Two things in here. One is that by now one has noticed that a lot of things happening here are pretty much straight out of Kmart's Halloween section--ummm, big skulls with flaming eyes? Really?--and that there is a ton of them. And amazingly, they kind of work. In fact, their very silliness keeps the mood lighthearted, and the fact that there's something happening every five minutes keeps one from reflecting too long. As far as I'm concerned, any film that can have so many cheesy elements like big flaming skulls and skeletons in coffins and wafting skeleton hands and STILL routinely make lists of the all-time scariest horror films is okay in my book. Secondly, the special effect of things emerging from the spirit world through the ceiling, clearly accomplished by strobing different shots of a light in smoke, is defiantly analog, yet still one of the coolest special effects ever. Which is another thread going on here, that this movie is throwing a variety of delightfully simple effects at one, really using every trick in the book, and yet the effect is ingenious and fun, not at all silly.

So the family is moving away, and everyone is left in the house one last night. Of course it's ludicrous to think that they have packed up and arranged movers the very next day (or else, what has been happening in between?), but one doesn't notice that. This time the kids' closet becomes a giant sucking throat (or perhaps it may remind some of another body part) that has tentacles that reach out to grab its prey. The film goes haywire with its "every trick in the book" ethos here, using the pull-back, zoom-in effect to make the hallway to the kids' room seem to elongate (requiring a total shift in the house's layout that you don't even notice: there was no hallway before), then capping it with the unexpected effect of Diane flying out sideways as soon as she opens the door. When you realize that they have simply turned the set on its side, the effect is to admire the filmmaker's cleverness all the more. Mom ends up in the unfinished swimming pool that offers up dead bodies (real human skeletons were used here, which some believe is the cause of the "poltergeist curse"), and when dad comes home, he sees the coffins popping up out of the yard, and realizes that they moved the cemetery's headstones, but didn't move the bodies. Then WHO should just HAPPEN to show up at that very moment, for NO reason, but Steve's boss! To provide the satisfying moment of Steve being able to confront his boss directly for the cost-cutting measure that resulted in all his problems. It's ludicrous that his boss should show up just then, if you think about it, but the thing is--you don't think about it. It's another case of the principle Spielberg stated when asked whether audiences will accept the shark-explosion that ended Jaws. "If they've swallowed it all up til now, they'll swallow anything in the last five minutes."

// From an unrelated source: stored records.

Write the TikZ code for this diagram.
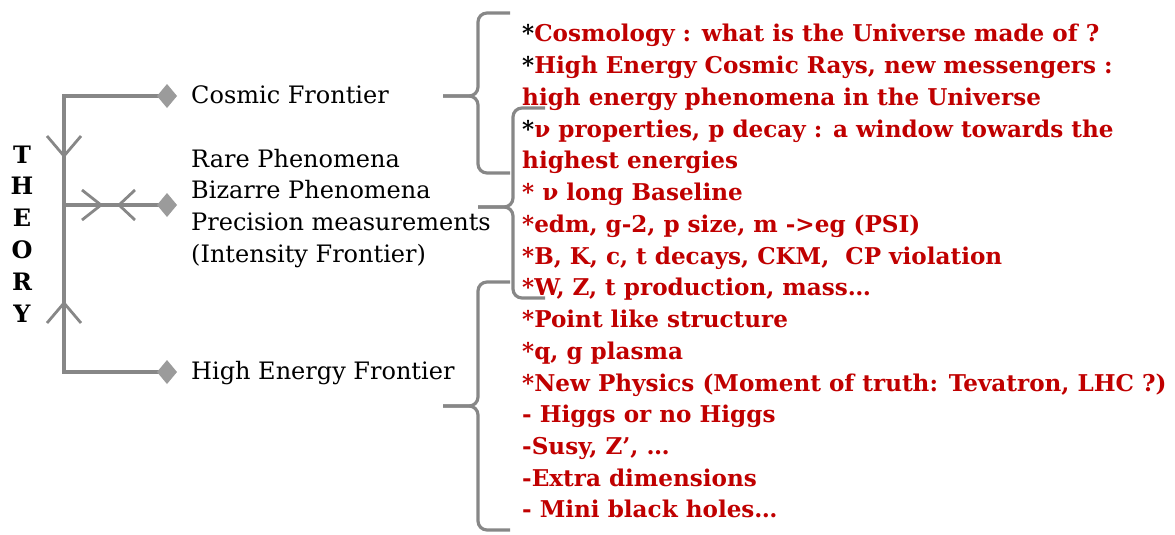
\documentclass[tikz,border=0pt]{standalone}
\usepackage{fontspec}
\setmainfont{DejaVu Serif}
\definecolor{linegray}{RGB}{135,135,135}
\definecolor{diagray}{RGB}{155,155,155}
\definecolor{darkred}{RGB}{192,0,0}
\tikzset{
  branch/.style={draw=linegray, line width=3.2pt},
  brace/.style={draw=linegray, line width=3.2pt, rounded corners=9pt},
  chev/.style={draw=linegray, line width=2.8pt},
  diafill/.style={fill=diagray, draw=none},
  pt/.style={inner sep=0pt, minimum size=0pt},
  lab/.style={anchor=base west, inner sep=0pt, font=\fontsize{24}{28}\selectfont, text=black},
  red/.style={anchor=base west, inner sep=0pt, font=\fontsize{23.1}{28}\bfseries\selectfont, text=darkred},
  theory/.style={anchor=base, inner sep=0pt, font=\fontsize{24}{28}\bfseries\selectfont, text=black}
}
\newcommand{\mydia}[1]{\fill[diafill] ($(#1)+(-10,0)$) -- ($(#1)+(0,-12)$) -- ($(#1)+(10,0)$) -- ($(#1)+(0,12)$) -- cycle;}
\usetikzlibrary{calc}
\begin{document}
\begin{tikzpicture}[x=1pt,y=-1pt]
\useasboundingbox (0,0) rectangle (1175,535);
% THEORY
\foreach \l [count=\i from 0] in {T,H,E,O,R,Y}
  \node[theory] (th\i) at (22,163+31.8*\i) {\l};
% tree
\coordinate (t1) at (64,96);
\coordinate (t2) at (64,205);
\coordinate (t3) at (64,372);
\node[pt] (d1) at (167,96) {};
\node[pt] (d2) at (167,205) {};
\node[pt] (d3) at (167,372) {};
\draw[branch] (d1) -- (t1) -- (t3) -- (d3);
\draw[branch] (t2) -- (d2);
\mydia{d1}
\mydia{d2}
\mydia{d3}
% chevrons
\draw[chev] (47,136) -- (64,156) -- (81,136);
\draw[chev] (47,323) -- (64,303) -- (81,323);
\draw[chev] (82,190) -- (101,205) -- (82,220);
\draw[chev] (135,190) -- (119,205) -- (135,220);
% labels
\node[lab] (cf) at (191,103) {Cosmic Frontier};
\node[lab] (rp) at (191,167) {Rare Phenomena};
\node[lab] (bp) at (191,198) {Bizarre Phenomena};
\node[lab] (pm) at (191,230) {Precision measurements};
\node[lab] (inf) at (191,262) {(Intensity Frontier)};
\node[lab] (hef) at (191,379) {High Energy Frontier};
% braces
\draw[brace] (510,13) -- (478,13) -- (478,96) -- (443,96);
\draw[brace] (443,96) -- (478,96) -- (478,173) -- (510,173);
\draw[brace] (545,108) -- (513,108) -- (513,207) -- (478,207);
\draw[brace] (478,207) -- (513,207) -- (513,298) -- (545,298);
\draw[brace] (510,282) -- (478,282) -- (478,406) -- (443,406);
\draw[brace] (443,406) -- (478,406) -- (478,530) -- (510,530);
% red text
\def\bl#1{(522,42+31.73*#1)}
\node[red] (r0) at \bl{0} {\textcolor{black}{*}Cosmology : what is the Universe made of ?};
\node[red] (r1) at \bl{1} {\textcolor{black}{*}High Energy Cosmic Rays, new messengers :};
\node[red] (r2) at \bl{2} {high energy phenomena in the Universe};
\node[red] (r3) at \bl{3} {\textcolor{black}{*}ν properties, p decay : a window towards the};
\node[red] (r4) at \bl{4} {highest energies};
\node[red] (r5) at \bl{5} {* ν long Baseline};
\node[red] (r6) at \bl{6} {*edm, g-2, p size, m ->eg (PSI)};
\node[red] (r7) at \bl{7} {*B, K, c, t decays, CKM,\ \ CP violation};
\node[red] (r8) at \bl{8} {*W, Z, t production, mass…};
\node[red] (r9) at \bl{9} {*Point like structure};
\node[red] (r10) at \bl{10} {*q, g plasma};
\node[red] (r11) at \bl{11} {*New Physics (Moment of truth: Tevatron, LHC ?)};
\node[red] (r12) at \bl{12} {- Higgs or no Higgs};
\node[red] (r13) at \bl{13} {-Susy, Z’, …};
\node[red] (r14) at \bl{14} {-Extra dimensions};
\node[red] (r15) at \bl{15} {- Mini black holes…};
\end{tikzpicture}
\end{document}
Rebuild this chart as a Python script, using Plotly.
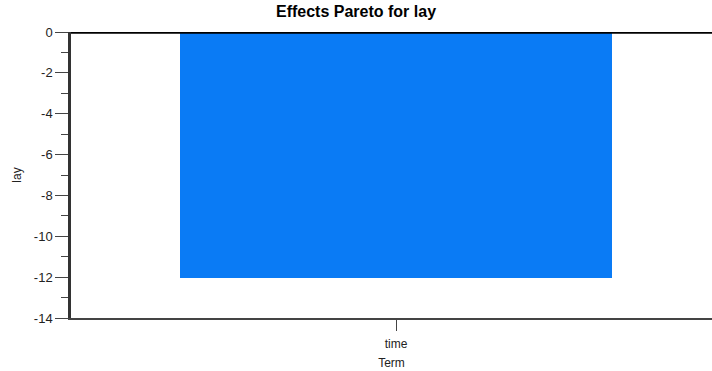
import plotly.graph_objects as go

# ── data ──────────────────────────────────────────────────────────────────────
terms = ["time"]
effects = [-12.05]
y_ticks = [0, -2, -4, -6, -8, -10, -12, -14]
y_tick_text = ["0", "-2", "-4", "-6", "-8", "-10", "-12", "-14"]

BAR = "#0A7BF5"
INK = "#222222"
FONT = "Liberation Sans, Arial, sans-serif"

fig = go.Figure()
fig.add_trace(go.Bar(
    x=terms, y=effects,
    width=0.665,
    marker=dict(color=BAR, line=dict(width=0)),
    showlegend=False,
))

# thick line at zero along the top of the plot
fig.add_shape(type="line", xref="paper", yref="y", x0=0, x1=1, y0=0, y1=0,
              line=dict(color="black", width=3.5), layer="above")

fig.update_layout(
    width=712, height=371,
    margin=dict(l=71, r=0, t=32, b=53, autoexpand=False),
    paper_bgcolor="white", plot_bgcolor="white",
    font=dict(family=FONT, color=INK, size=12),
    title=dict(text="<b>Effects Pareto for lay</b>", x=0.5, xanchor="center",
               y=0.985, yanchor="top", font=dict(size=16, color="black")),
    bargap=0,
)
fig.update_xaxes(
    range=[-0.5, 0.486], automargin=False,
    showline=True, linecolor="#444444", linewidth=1.5,
    ticks="outside", ticklen=11, tickcolor="#444444", tickwidth=1,
    ticklabelstandoff=3,
    showgrid=False, zeroline=False,
    title=dict(text="Term", standoff=8, font=dict(size=12)),
    tickfont=dict(size=12),
)
fig.update_yaxes(
    range=[-14, 0], automargin=False,
    tickvals=y_ticks, ticktext=y_tick_text,
    showline=True, linecolor="#333333", linewidth=2.5,
    ticks="outside", ticklen=13, tickcolor="#444444", tickwidth=1,
    minor=dict(ticks="outside", ticklen=7, dtick=1, tickcolor="#444444",
               showgrid=False),
    showgrid=False, zeroline=False,
    title=dict(text="lay", standoff=10, font=dict(size=12)),
    tickfont=dict(size=13, color="#222222"),
)

# drop the default page margin so the figure fills the window exactly
fig.write_html(
    "out.html",
    config={"displayModeBar": False},
    post_script="document.body.style.margin='0';document.body.style.overflow='hidden';",
)
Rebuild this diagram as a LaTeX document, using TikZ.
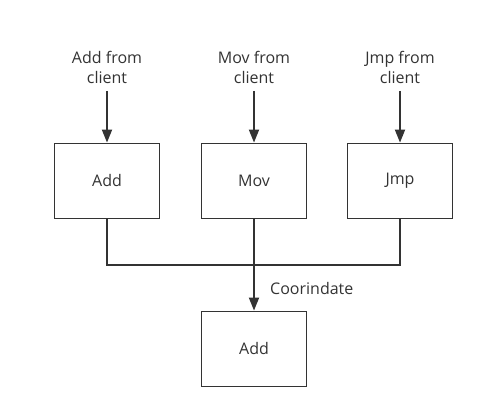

The family drives off, and the boss is left there to witness the destruction of the house. This was another unexpected move at the time, no one had ever seen a house implode on itself, and it makes a kind of weirdly resonant story sense. The family ends up at a motel, puts the TV outside for a final guffaw, and that's it!
< < < SPOILERS END

Dang if the whole thing doesn't hold up. I may be a little amazed that it holds up as well as it does--skulls with flaming eyes, and all--but it definitely does. It works by determinedly keeping an emotional core to all the proceedings, keeping the focus on the parents and their anguish over losing their child, and finding all sorts of intriguing twists, such as all the nonsense about "the light," to keep returning to a different aspect of parent-child relations. If you watch it again, you might be surprised how nearly every mention of going to or running from the light is cause for an outgush of parental emotion. And through all of the ghostly phenomena, and there is quite a bit, the weight is always on the emotional stakes and the bond with the parent. Even the dominant ghost is a (single) parent figure that wants to retain control over the less powerful ghosts through intimidation, and wants to keep Carol Anne as a way of maintaining control. Too many recent movies seems to have lost the ability to seamlessly integrate the emotional stakes into every aspect of the story here, so it all comes off as a unified whole.

Second is that it has a social-political subtext, beginning with images of Americana and hearing the Star-Spangled Banner, then making a statement about American ease and comfort--those nice subdivisions that are sprawling acres of identical houses, where people enjoy ease with their video games, swimming pools and TVs--then posits the TV itself as the conduit in which evil finds its way into one's home. At the beginning of the film the family is divided--Dad and Mom aren't sleeping together, he's fallen asleep downstairs with the TV on--and everyone is in separate rooms. Over the course of the movie they draw together and the final shot is of them rejecting the television. Along the way we also find out that the comfortable home they live in is the result of a moral shortfalling to save money and deliver comfort and ease while clipping costs and that, while Dad isn't directly responsible, he is the unknowing agent in the field that made it all possible, and the food they put on their table comes from the very moral cost-cutting that will cause so much suffering.

So is the point of all this to make a STATEMENT? A big, Lefty, HuffPost-ready STATEMENT? No, but it fills out and enriches the movie, giving it resonance and making it more than just a silly ghost film.

So there you go, a classic that still holds up, and puts most ghost movies of the present day to shame. This one shamelessly throws every trick in the book at us, not letting a solid five minutes go by without lobbing some spooky ghostly phenomena our way, but the effect is one of a Halloween haunted house, rather than the exhausting, special-effect-a-minute result of, say, the Harry Potter movies. The movie remains compelling by keeping its emotional content to the front, filling matters out with a lot of humor, and enriching proceedings with a resonant subtext. It's a winner, and while it's not Lawrence of Arabia, dang if it just about stands up to anything.

Should you watch it: 

You've already seen it, and if not, you know what you must do.

Comments

The gag with the "long cut where they pan away, then pan back and things are changed" was also used in Sixth Sense for the same "creepy ghosty" effect.

I noticed that too, but you can't mention everything.
Curiously, the ONE, main thing I remember about Sixth Sense is the image of the RED balloon at the top of the stairs, which suddenly pops. Some images are just super-loaded and I kind of think that was one of the best things in the movie.